My aim in this book is not to substitute my own theory for those others. Partial theories, in themselves useful and applicable to many dreams, have too often been presented as all-encompassing. My contribution is to question the notion that day and night are totally separate rather than a continuum. When sleep and wakefulness are polarised, as is 'normal' in our culture, all sleep experience is lumped together, and one uniform explanation is sought for it. This blinkers us from seeing our experience clearly, and the full scope and variety of dreams goes unappreciated.
Writing this book has impressed on me that thought and imagination cover the same range of activities by night as by day, albeit there is a difference in form. Women describe some dreams as physical in origin, some as emotional, some spiritual or even divine; and our dreams' perceptions range from the ridiculous to the sublime just as in waking life. As by day, it seems that by night our imagination explores possibilities; indulges in silly fantasies; becomes preoccupied by fears and anxieties; pictures its wishes fulfilled; gets hooked into paranoias; re-runs and digests events that have happened; makes plans; solves practical questions; has insights about human relationships; tackles intellectual problems; tunes in to the experience of other people; has intuitions and occasional flashes of great wisdom; experiences deeply impressive visions; communes with the world around us; and witnesses revelations about the nature of li& and death. Each dream needs to be approached differently: some interpreted, some ignored, some meditated upon, some acted out, some applied to daily life, some left to soak in whatever world created them. Each approach is useful at different times.
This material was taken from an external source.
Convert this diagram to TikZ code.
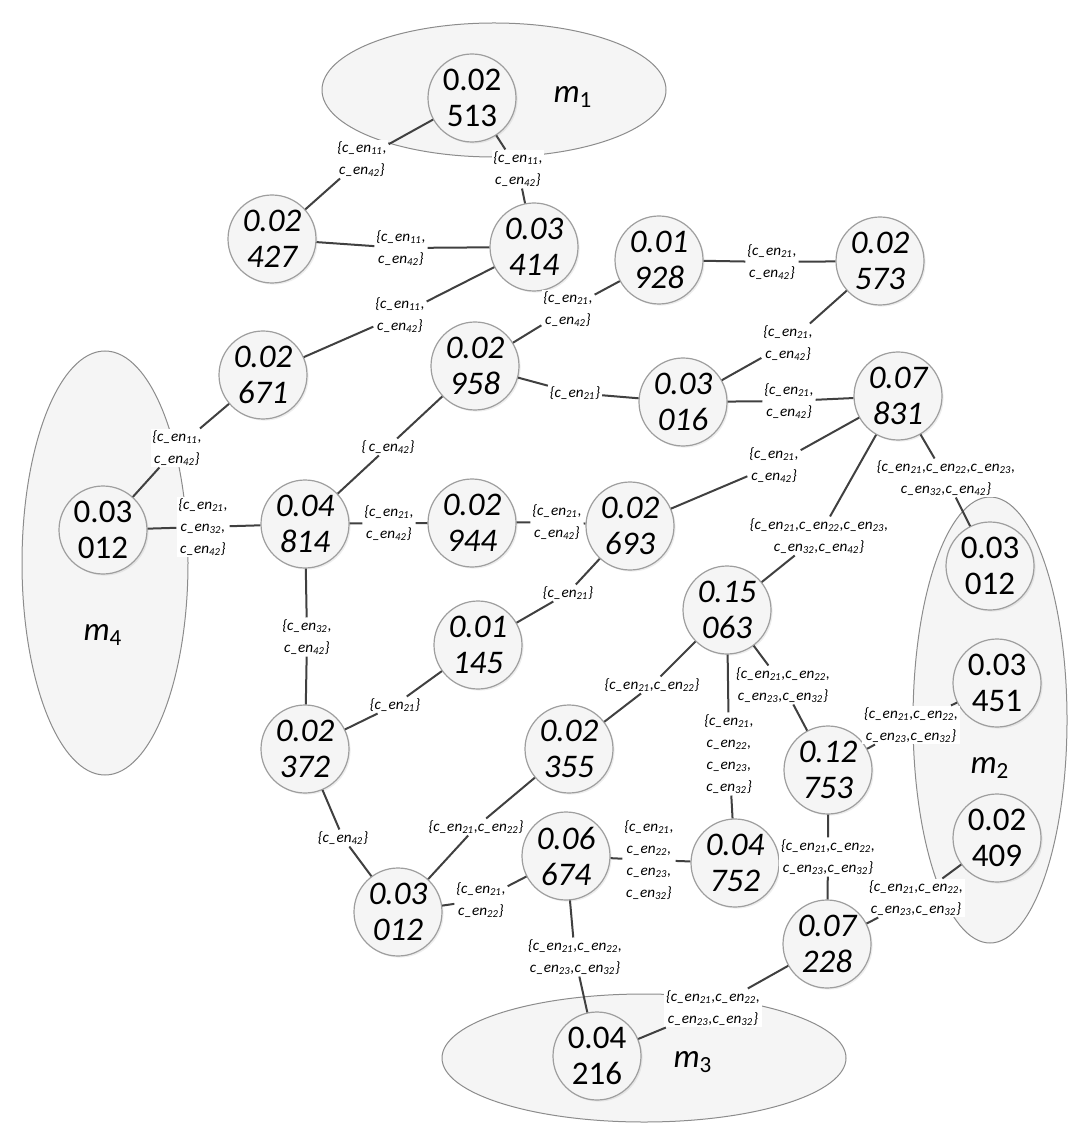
\documentclass[tikz,border=0pt]{standalone}
\usepackage{fontspec}
\setmainfont{Carlito}
\usetikzlibrary{shadows}
\newcommand{\cen}[1]{c\_en\textsubscript{#1}}

\begin{document}
\begin{tikzpicture}[x=0.5pt,y=-0.5pt]
       \tikzstyle{probnode}=[circle, minimum size=44pt, inner sep=0pt, draw=black!38, line width=0.6pt, fill=black!4, align=center, font=\fontsize{16.5}{18}\selectfont\itshape, drop shadow={opacity=0.14, shadow xshift=0.8pt, shadow yshift=-0.8pt}]
       \tikzstyle{grpnode}=[probnode, font=\fontsize{16.5}{18}\selectfont]
       \tikzstyle{grpell}=[draw=black!45, line width=0.5pt, fill=black!4]
       \tikzstyle{grplabel}=[font=\fontsize{16.5}{18}\selectfont]
       \tikzstyle{linklabel}=[fill=white, inner sep=0.8pt, align=center, font=\fontsize{7.6}{11}\selectfont\itshape]
       \tikzstyle{link}=[draw=black!75, line width=1pt]
       \useasboundingbox (0,0) rectangle (1080,1143);
       \draw[grpell] (494,90) ellipse [x radius=172, y radius=67];
       \draw[grpell] (105,563) ellipse [x radius=83, y radius=212];
       \draw[grpell] (990,720) ellipse [x radius=77, y radius=223];
       \draw[grpell] (644,1058) ellipse [x radius=202, y radius=64];
       \node[grplabel] (m1) at (573,97) {\textit{m}\textsubscript{1}};
       \node[grplabel] (m4) at (103,635) {\textit{m}\textsubscript{4}};
       \node[grplabel] (m2) at (990,768) {\textit{m}\textsubscript{2}};
       \node[grplabel] (m3) at (693,1062) {\textit{m}\textsubscript{3}};
       \node[grpnode] (n513) at (472,98) {0.02\\513};
       \node[probnode] (n427) at (272,239) {0.02\\427};
       \node[probnode] (n414) at (534,247) {0.03\\414};
       \node[probnode] (n928) at (659,260) {0.01\\928};
       \node[probnode] (n573) at (880,261) {0.02\\573};
       \node[probnode] (n671) at (263,375) {0.02\\671};
       \node[probnode] (n958) at (475,366) {0.02\\958};
       \node[probnode] (n016) at (683,402) {0.03\\016};
       \node[probnode] (n831) at (898,396) {0.07\\831};
       \node[grpnode] (n012a) at (103,530) {0.03\\012};
       \node[probnode] (n814) at (305,524) {0.04\\814};
       \node[probnode] (n944) at (472,523) {0.02\\944};
       \node[probnode] (n693) at (630,526) {0.02\\693};
       \node[grpnode] (n012b) at (990,566) {0.03\\012};
       \node[probnode] (n063) at (727,610) {0.15\\063};
       \node[probnode] (n145) at (478,645) {0.01\\145};
       \node[grpnode] (n451) at (997,683) {0.03\\451};
       \node[probnode] (n372) at (305,749) {0.02\\372};
       \node[probnode] (n355) at (569,749) {0.02\\355};
       \node[probnode] (n753) at (828,770) {0.12\\753};
       \node[grpnode] (n409) at (997,838) {0.02\\409};
       \node[probnode] (n674) at (566,856) {0.06\\674};
       \node[probnode] (n752) at (735,863) {0.04\\752};
       \node[probnode] (n012c) at (398,912) {0.03\\012};
       \node[probnode] (n228) at (827,944) {0.07\\228};
       \node[grpnode] (n216) at (597,1056) {0.04\\216};
       \node[linklabel] (l1) at (362,159) {\{\cen{11},\\\cen{42}\}};
       \node[linklabel] (l2) at (518,169) {\{\cen{11},\\\cen{42}\}};
       \node[linklabel] (l3) at (401,248) {\{\cen{11},\\\cen{42}\}};
       \node[linklabel] (l4) at (400,315) {\{\cen{11},\\\cen{42}\}};
       \node[linklabel] (l5) at (568,309) {\{\cen{21},\\\cen{42}\}};
       \node[linklabel] (l6) at (772,262) {\{\cen{21},\\\cen{42}\}};
       \node[linklabel] (l7) at (788,343) {\{\cen{21},\\\cen{42}\}};
       \node[linklabel] (l8) at (575,393) {\{\cen{21}\}};
       \node[linklabel] (l9) at (789,401) {\{\cen{21},\\\cen{42}\}};
       \node[linklabel] (l10) at (177,448) {\{\cen{11},\\\cen{42}\}};
       \node[linklabel] (l11) at (203,527) {\{\cen{21},\\\cen{32},\\\cen{42}\}};
       \node[linklabel] (l12) at (388,447) {\{\,\cen{42}\}};
       \node[linklabel] (l13) at (389,523) {\{\cen{21},\\\cen{42}\}};
       \node[linklabel] (l14) at (557,522) {\{\cen{21},\\\cen{42}\}};
       \node[linklabel] (l15) at (774,465) {\{\cen{21},\\\cen{42}\}};
       \node[linklabel] (l16) at (946,478) {\{\cen{21},\cen{22},\cen{23},\\\cen{32},\cen{42}\}};
       \node[linklabel] (l17) at (819,536) {\{\cen{21},\cen{22},\cen{23},\\\cen{32},\cen{42}\}};
       \node[linklabel] (l18) at (568,593) {\{\cen{21}\}};
       \node[linklabel] (l19) at (307,637) {\{\cen{32},\\\cen{42}\}};
       \node[linklabel] (l20) at (395,705) {\{\cen{21}\}};
       \node[linklabel] (l21) at (343,838) {\{\cen{42}\}};
       \node[linklabel] (l22) at (652,685) {\{\cen{21},\cen{22}\}};
       \node[linklabel] (l23) at (729,754) {\{\cen{21},\\\cen{22},\\\cen{23},\\\cen{32}\}};
       \node[linklabel] (l24) at (783,685) {\{\cen{21},\cen{22},\\\cen{23},\cen{32}\}};
       \node[linklabel] (l25) at (911,725) {\{\cen{21},\cen{22},\\\cen{23},\cen{32}\}};
       \node[linklabel] (l26) at (828,857) {\{\cen{21},\cen{22},\\\cen{23},\cen{32}\}};
       \node[linklabel] (l27) at (476,827) {\{\cen{21},\cen{22}\}};
       \node[linklabel] (l28) at (481,900) {\{\cen{21},\\\cen{22}\}};
       \node[linklabel] (l29) at (649,860) {\{\cen{21},\\\cen{22},\\\cen{23},\\\cen{32}\}};
       \node[linklabel] (l30) at (575,957) {\{\cen{21},\cen{22},\\\cen{23},\cen{32}\}};
       \node[linklabel] (l31) at (916,898) {\{\cen{21},\cen{22},\\\cen{23},\cen{32}\}};
       \node[linklabel] (l32) at (713,1008) {\{\cen{21},\cen{22},\\\cen{23},\cen{32}\}};
       \draw[link] (n513) -- (l1) -- (n427);
       \draw[link] (n513) -- (l2) -- (n414);
       \draw[link] (n427) -- (l3) -- (n414);
       \draw[link] (n414) -- (l4) -- (n671);
       \draw[link] (n958) -- (l5) -- (n928);
       \draw[link] (n928) -- (l6) -- (n573);
       \draw[link] (n573) -- (l7) -- (n016);
       \draw[link] (n958) -- (l8) -- (n016);
       \draw[link] (n016) -- (l9) -- (n831);
       \draw[link] (n671) -- (l10) -- (n012a);
       \draw[link] (n012a) -- (l11) -- (n814);
       \draw[link] (n958) -- (l12) -- (n814);
       \draw[link] (n814) -- (l13) -- (n944);
       \draw[link] (n944) -- (l14) -- (n693);
       \draw[link] (n693) -- (l15) -- (n831);
       \draw[link] (n831) -- (l16) -- (n012b);
       \draw[link] (n063) -- (l17) -- (n831);
       \draw[link] (n693) -- (l18) -- (n145);
       \draw[link] (n814) -- (l19) -- (n372);
       \draw[link] (n145) -- (l20) -- (n372);
       \draw[link] (n372) -- (l21) -- (n012c);
       \draw[link] (n063) -- (l22) -- (n355);
       \draw[link] (n063) -- (l23) -- (n752);
       \draw[link] (n063) -- (l24) -- (n753);
       \draw[link] (n753) -- (l25) -- (n451);
       \draw[link] (n753) -- (l26) -- (n228);
       \draw[link] (n355) -- (l27) -- (n012c);
       \draw[link] (n674) -- (l28) -- (n012c);
       \draw[link] (n674) -- (l29) -- (n752);
       \draw[link] (n674) -- (l30) -- (n216);
       \draw[link] (n228) -- (l31) -- (n409);
       \draw[link] (n228) -- (l32) -- (n216);
\end{tikzpicture}
\end{document}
This remarkable diversity shines out from the dream accounts which are the backbone of this book. They were all written by women and sent in response to an open letter I circulated. The book is not a survey, but the women who have contributed are of different ages, races and sexual orientations. Their homelands range from the Middle East to the Caribbean, from Europe to the USA, as well as Australia. Some women have asked for their dreams to be anonymous, and in some cases I have changed names and details to preserve that anonymity. I hope readers are as inspired as I have been by the variety of resourceful and creative approaches these women use to reap the gifts of their dreams.
Some readers may not have the same access to their dreams as these contributors, and this book also includes many practical suggestions about how to remember dreams and work with them to discover their meaning. It provides tools, shows possibilities, and encourages you on your own explorations, individually or with friends.
I do not offer a system, but try to show the strengths and weaknesses of different approaches, and suggest a framework within which the various theories can co-exist rather than conflict. While existing theories have tended to compartmentalise, emphasising the emotional, the intellectual, the physical or the spiritual, this book suggests that all of these have a place within the broad canvas of a whole person and a whole life, and a dream may be concerned with all or any of them. My aim is to ask questions, challenge assumptions, and present material from women's lives so as to create a space in which women's dreams can breathe. The consistent thread is the spirit of enquiry, and the reaching beyond received theories and fundamentalisms to trust our own experience.